LES NOUVEAUX GLADIATEURS
Dialito n’en est pas à son premier défilé non plus. Collaborateur régulier du designer bruxellois Kwalé Hakiza, qui l’a entraîné dans l’aventure Football x Fashion, il s’est lancé avec enthousiasme. Originaire d’Abidjan, en Côte d’Ivoire, Dialito a grandi avec un ballon rond entre les pieds avant d’intégrer un centre de formation, jusqu’à ce que les aléas de la vie brisent son rêve de devenir professionnel. « Je n’ai pas de regrets, on essaie de voir la vie du bon côté », confie-t-il en terminant d’enfiler un ensemble deux pièces conçu à partir d’un maillot rayé noir et orange. Le haut, rembourré au niveau des épaules, est prolongé d’une large jupe fendue. « Je me sens comme un gladiateur.

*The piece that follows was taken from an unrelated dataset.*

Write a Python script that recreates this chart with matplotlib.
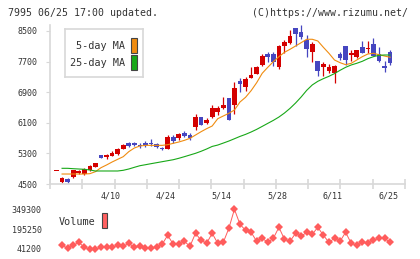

Ça me plaît bien. »
Pour Kwalé Hakiza, le créateur de cette tenue, la connexion entre le terrain de foot et l’arène antique est évidente. « Les footballeurs, ce sont un peu nos gladiateurs modernes. Ils sont des références, des icônes dans notre société. » Kwalé Hakiza, diplômé des ateliers de Saint-Luc, privilégie les designs fluides qui dévoilent des parties du ventre, des bras et des jambes. Comme beaucoup des créations présentées lors du défilé, ses pièces s’adaptent au corps de celles et ceux qui les portent, peu importe leur genre. « Je refuse de considérer mes mannequins comme de simples porte-manteaux. J’aime leur donner une véritable place, apprendre à connaître leur sensibilité et collaborer avec eux pour qu’ils s’approprient le vêtement. »
Si Kwalé Hakiza consomme avec modération le football, la culture du ballon rond s’est toujours imposée en toile de fond. « Ma mère ne rate aucun match. Elle connaît tous les joueurs, leurs transferts. Si on regarde quelque chose à la télé et qu’un match va commencer, on doit changer de chaîne. »
S’il suit des footballeurs, c’est surtout à travers les réseaux sociaux ou les magazines de mode. « Aujourd’hui, on ne cloisonne plus les footballeurs à leur identité d’athlète. Ce sont des ambassadeurs. Je serais ravi qu’un jour, une star du football belge ou international porte une de mes créations. » Le défilé Football x Fashion dans les Marolles promet d’être un avant-goût de ce rêve en devenir.